Now that everything is working correctly in a single-server environment, the steps to enable multiple servers to operate in a pooled configuration can be performed.

As explained in the introduction, one of the implementation goals for this environment is to have “high availability (fault-tolerant) everything.” To that end, the environment has been built with a pool of servers (casdev-srv01, casdev-srv02, and casdev-srv03) behind a load balancer.

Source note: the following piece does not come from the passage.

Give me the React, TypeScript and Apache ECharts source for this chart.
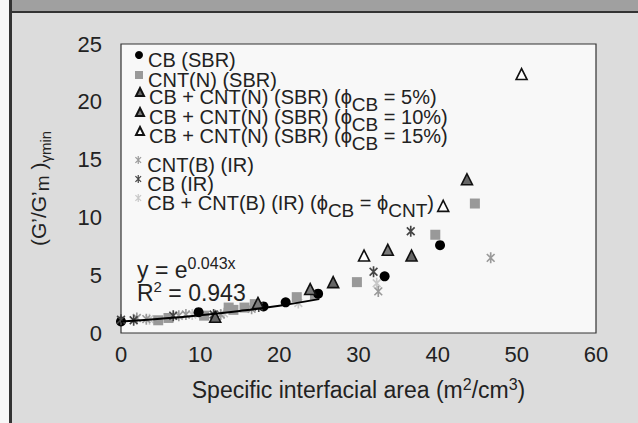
import React, { useEffect, useRef } from 'react';
import * as echarts from 'echarts';

// ---------- data ----------
const xTicks = { min: 0, max: 60, interval: 10 };
const yTicks = { min: 0, max: 25, interval: 5 };

const N1 = 'CB (SBR)';
const N2 = 'CNT(N) (SBR)';
const N3 = 'CB + CNT(N) (SBR) (CB5)';
const N4 = 'CB + CNT(N) (SBR) (CB10)';
const N5 = 'CB + CNT(N) (SBR) (CB15)';
const N6 = 'CNT(B) (IR)';
const N7 = 'CB (IR)';
const N8 = 'CB + CNT(B) (IR)';

const cbSBR: [number, number][] = [[0, 1.0], [9.8, 1.8], [18.0, 2.3], [20.8, 2.65], [24.9, 3.4], [33.3, 4.9], [40.3, 7.6]];
const cntNSBR: [number, number][] = [[4.7, 1.1], [6.0, 1.3], [10.5, 1.5], [13.6, 2.2], [14.2, 2.0], [15.6, 2.2], [16.9, 2.5], [22.2, 3.1], [24.5, 3.3], [29.8, 4.4], [39.7, 8.5], [44.7, 11.2]];
const hyb5: [number, number][] = [[11.9, 1.4], [26.8, 4.4], [36.7, 6.7], [43.7, 13.3]];
const hyb10: [number, number][] = [[17.3, 2.6], [23.9, 3.8], [33.7, 7.2]];
const hyb15: [number, number][] = [[30.7, 6.7], [40.7, 11.0], [50.6, 22.4]];
const cntBIR: [number, number][] = [[2.0, 1.3], [3.2, 1.2], [7.3, 1.5], [8.2, 1.6], [12.6, 1.6], [16.5, 2.1], [32.5, 3.6], [46.7, 6.5]];
const cbIR: [number, number][] = [[0, 1.15], [1.6, 1.1], [6.6, 1.5], [11.7, 1.6], [17.4, 2.3], [31.9, 5.3], [36.6, 8.8]];
const hybIR: [number, number][] = [[3.6, 1.2], [9.0, 1.6], [13.0, 1.7], [22.4, 2.6], [32.3, 4.3]];

// exponential fit shown on the chart: y = e^(0.043x), R^2 = 0.943
const fitK = 0.043;
const fitX = [0, 5, 10, 15, 20, 25];

// ---------- styling ----------
const FONT = "'Liberation Sans', Arial, Helvetica, sans-serif";
const TXT = '#222';
const STAR =
  'path://M-1.5,-10L1.5,-10L1.5,10L-1.5,10Z' +
  'M-8.13,-6.01L-6.01,-8.13L8.13,6.01L6.01,8.13Z' +
  'M-6.01,8.13L-8.13,6.01L6.01,-8.13L8.13,-6.01Z';

const legendLabel: Record<string, string> = {
  [N1]: 'CB (SBR)',
  [N2]: 'CNT(N) (SBR)',
  [N3]: 'CB + CNT(N) (SBR) (ϕ{s|CB} = 5%)',
  [N4]: 'CB + CNT(N) (SBR) (ϕ{s|CB} = 10%)',
  [N5]: 'CB + CNT(N) (SBR) (ϕ{s|CB} = 15%)',
  [N6]: 'CNT(B) (IR)',
  [N7]: 'CB (IR)',
  [N8]: 'CB + CNT(B) (IR) (ϕ{s|CB} = ϕ{s|CNT})',
};
const legendTops: [string, number][] = [
  [N1, 50], [N2, 70], [N3, 87], [N4, 107], [N5, 126], [N6, 155], [N7, 174], [N8, 193],
];

export default function App() {
  const ref = useRef<HTMLDivElement>(null);
  useEffect(() => {
    const chart = echarts.init(ref.current!, null, { renderer: 'svg' });
    const tri = (name: string, data: [number, number][], fill: string) => ({
      name, type: 'scatter', data, symbol: 'triangle', symbolSize: 11,
      itemStyle: { color: fill, borderColor: '#111', borderWidth: 1.6, opacity: 1 },
    });
    const star = (name: string, data: [number, number][], c: string) => ({
      name, type: 'scatter', data, symbol: STAR, symbolSize: 11, symbolKeepAspect: true,
      itemStyle: { color: c, opacity: 1 },
    });
    const option: any = {
      animation: false,
      backgroundColor: '#dcdcdc',
      textStyle: { fontFamily: FONT },
      graphic: [
        { type: 'rect', shape: { x: 12, y: 0, width: 626, height: 11 }, style: { fill: '#a0a0a0' }, silent: true },
        { type: 'rect', shape: { x: 9, y: 11, width: 629, height: 2 }, style: { fill: '#333' }, silent: true },
        { type: 'rect', shape: { x: 0, y: 0, width: 9, height: 423 }, style: { fill: '#f7f7f7' }, silent: true },
        { type: 'rect', shape: { x: 9, y: 0, width: 3, height: 423 }, style: { fill: '#333' }, silent: true },
        {
          type: 'text', x: 137, y: 270, z: 50,
          style: {
            text: 'y = e{s|0.043x}', fontSize: 23, fontFamily: FONT, fill: TXT, verticalAlign: 'middle',
            rich: { s: { fontSize: 16, fontFamily: FONT, fill: TXT, padding: [0, 0, 14, 0] } },
          },
        },
        {
          type: 'text', x: 137, y: 293, z: 50,
          style: {
            text: 'R{s|2} = 0.943', fontSize: 23, fontFamily: FONT, fill: TXT, verticalAlign: 'middle',
            rich: { s: { fontSize: 15, fontFamily: FONT, fill: TXT, padding: [0, 0, 14, 0] } },
          },
        },
      ],
      grid: {
        left: 121, right: 42, top: 44, bottom: 90, show: true,
        backgroundColor: '#f8f8f8', borderColor: '#333', borderWidth: 1.2,
      },
      legend: legendTops.map(([name, top]) => ({
        data: [name], left: 135, top, padding: 0, itemWidth: 8, itemHeight: 8, selectedMode: false,
        formatter: (n: string) => legendLabel[n],
        textStyle: {
          fontSize: 20, color: TXT, fontFamily: FONT, padding: [10, 0, 0, 0],
          rich: { s: { fontSize: 19, color: TXT, fontFamily: FONT, padding: [14, 0, 0, 0] } },
        },
      })),
      xAxis: {
        type: 'value', ...xTicks,
        axisLine: { show: false }, axisTick: { show: false }, splitLine: { show: false },
        axisLabel: { fontSize: 22, color: TXT, fontFamily: FONT, margin: 10 },
        name: 'Specific interfacial area (m{p|2}/cm{p|3})',
        nameLocation: 'middle', nameGap: 43,
        nameTextStyle: {
          fontSize: 23, color: TXT, fontFamily: FONT,
          rich: { p: { fontSize: 16, color: TXT, fontFamily: FONT, padding: [0, 0, 12, 0] } },
        },
      },
      yAxis: {
        type: 'value', ...yTicks,
        axisLine: { show: false }, axisTick: { show: false }, splitLine: { show: false },
        axisLabel: { fontSize: 22, color: TXT, fontFamily: FONT, margin: 19 },
        name: '(G’/G’{m|m} ){g|γmin}',
        nameLocation: 'middle', nameRotate: 90, nameGap: 68,
        nameTextStyle: {
          fontSize: 21, color: TXT, fontFamily: FONT,
          rich: {
            m: { fontSize: 19, color: TXT, fontFamily: FONT, padding: [8, 0, 0, 0] },
            g: { fontSize: 15, color: TXT, fontFamily: FONT, padding: [14, 0, 0, 0] },
          },
        },
      },
      series: [
        star(N8, hybIR, '#c8c8c8'),
        star(N6, cntBIR, '#9a9a9a'),
        { name: N2, type: 'scatter', data: cntNSBR, symbol: 'rect', symbolSize: 10, itemStyle: { color: '#999', opacity: 1 } },
        { name: N1, type: 'scatter', data: cbSBR, symbol: 'circle', symbolSize: 10, itemStyle: { color: '#000', opacity: 1 } },
        star(N7, cbIR, '#444'),
        tri(N3, hyb5, '#666'),
        tri(N4, hyb10, '#7a7a7a'),
        tri(N5, hyb15, '#fff'),
        {
          name: 'fit', type: 'line', data: fitX.map((x) => [x, Math.exp(fitK * x)]),
          smooth: true, symbol: 'none', lineStyle: { color: '#000', width: 2 }, z: 5,
        },
      ],
    };
    chart.setOption(option);
    return () => chart.dispose();
  }, []);
  return <div ref={ref} style={{ position: 'absolute', left: 0, top: 0, width: 638, height: 423 }} />;
}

To enable these servers to work together in an active-active configuration, where any server in the pool is capable of servicing any request and the pool can continue to service requests even if one or more servers is unavailable, the following tasks must be performed:

  1. A distributed ticket registry (cache) that replicates all tickets to all servers must be created to ensure that a ticket can be located from any server (the server that is asked to validate a ticket may not be the same server that originally created it).
  2. A distributed service registry that replicates all registered services to all servers must be created to ensure that all servers support the same set of services.
  3. Distributed storage for CAS SAML IdP metadata must be created to ensure that all the servers behave the same way, and distributed storage for cached SAML SP metadata must be created to ensure that all servers know about all SPs.
  4. A distributed configuration property storage solution that replicates all configuration settings to all servers must be created to ensure that all servers are configured the same way.

CAS 5 supports a variety of caches, databases, and configuration servers to implement ticket registries, service registries, and configuration property storage. For our implementation, we will use the MongoDB NoSQL database, which offers a lightweight implementation with built-in replication and fault tolerance features that can be installed on the same virtual machines that we’re using to run the CAS servers.